Introducing Chitral Town
The administrative centre of Chitral Valley and the old seat of the ruling mehtars, Chitral is a small, relaxed town. It’s possible to get stuck here for more than a few days taking in the scenery and the mountain air. It can feel like a long way from anywhere else in Pakistan, due in part to the effort involved in getting here over the high passes. Most people stop here to recharge their batteries before using it as a base to visit the Kalasha valleys, or to push on to the Shandur Pass or south to Peshawar.
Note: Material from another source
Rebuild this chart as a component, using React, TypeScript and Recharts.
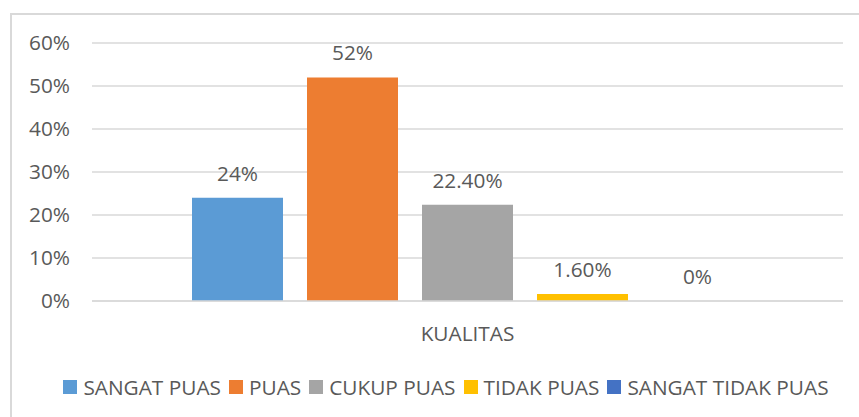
import { BarChart, Bar, XAxis, YAxis, CartesianGrid, Legend, LabelList } from 'recharts'

const categories = ['KUALITAS']
const seriesNames = ['SANGAT PUAS', 'PUAS', 'CUKUP PUAS', 'TIDAK PUAS', 'SANGAT TIDAK PUAS']
const seriesValues = [24, 52, 22.4, 1.6, 0]
const seriesColors = ['#5B9BD5', '#ED7D31', '#A5A5A5', '#FFC000', '#4472C4']
const yTicks = [0, 10, 20, 30, 40, 50, 60]

const TEXT = '#595959'
const FONT = '"Open Sans", "Noto Sans", sans-serif'
const FS = 20.8

// one row per category, one key per series
const chartData = categories.map((c) => {
  const row: Record<string, string | number> = { name: c }
  seriesNames.forEach((s, i) => {
    row[s] = seriesValues[i]
  })
  return row
})

const fmtPct = (v: number) => (Number.isInteger(v) ? `${v}%` : `${v.toFixed(2)}%`)

function LegendBox() {
  return (
    <div
      style={{
        display: 'flex',
        justifyContent: 'center',
        alignItems: 'center',
        height: 30,
        fontFamily: FONT,
        fontSize: FS,
        color: TEXT,
        whiteSpace: 'nowrap',
      }}
    >
      {seriesNames.map((s, i) => (
        <div key={s} style={{ display: 'flex', alignItems: 'center', marginRight: i < seriesNames.length - 1 ? 8 : 0 }}>
          <span style={{ width: 14, height: 14, background: seriesColors[i], marginRight: 6, display: 'inline-block' }} />
          <span>{s}</span>
        </div>
      ))}
    </div>
  )
}

export default function App() {
  return (
    <div
      style={{
        position: 'absolute',
        left: 0,
        top: 0,
        width: 859,
        height: 417,
        overflow: 'hidden',
        background: '#fff',
      }}
    >
      {/* chart frame, runs off the right and bottom edges */}
      <div
        style={{
          position: 'absolute',
          left: 10,
          top: 13,
          width: 900,
          height: 500,
          border: '2px solid #D9D9D9',
        }}
      />
      <div style={{ position: 'absolute', left: 0, top: 0 }}>
        <BarChart
          width={859}
          height={417}
          data={chartData}
          margin={{ top: 43, right: 16, left: 0, bottom: 36 }}
          barSize={91}
          barGap={24}
        >
          <CartesianGrid vertical={false} stroke="#D9D9D9" strokeWidth={1.5} />
          <XAxis
            dataKey="name"
            height={50}
            axisLine={{ stroke: '#D9D9D9', strokeWidth: 1.5 }}
            tickLine={false}
            tickMargin={19}
            tick={{ fill: TEXT, fontSize: FS, fontFamily: FONT }}
          />
          <YAxis
            width={92}
            domain={[0, 60]}
            ticks={yTicks}
            tickFormatter={(v: number) => `${v}%`}
            axisLine={false}
            tickLine={false}
            tickMargin={16}
            tick={{ fill: TEXT, fontSize: FS, fontFamily: FONT }}
          />
          <Legend
            verticalAlign="bottom"
            content={() => <LegendBox />}
            wrapperStyle={{ left: 0, width: 892, top: 372 }}
          />
          {seriesNames.map((s, i) => (
            <Bar key={s} dataKey={s} fill={seriesColors[i]} minPointSize={0.01} isAnimationActive={false}>
              <LabelList
                dataKey={s}
                position="top"
                offset={17}
                formatter={(v: number) => fmtPct(v)}
                style={{ fill: TEXT, fontSize: FS, fontFamily: FONT }}
              />
            </Bar>
          ))}
        </BarChart>
      </div>
    </div>
  )
}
Chitral’s attractions are modest yet still attractive. The main focus is on the old fort on the river that sheltered the besieged British garrison in 1895, and the intricate Grand Mosque nearby. But the local life is even more interesting. The bazaar is a lively mix of traditional and modern, although the conservative nature of society means that it’s possible to go from day to day without seeing a woman on the streets (Chitralis are welcoming of foreign women, however). In summer there are polo matches several times a week, building up to the classic match with Gilgit for the Shandur Cup in July.
Chitralis are mostly Kho-speaking, although there is a sizable Pashtun population. In addition, Afghans make up a significant minority and operate many businesses, from bakeries to transport. Given the proximity of the border, vehicle smuggling is common here.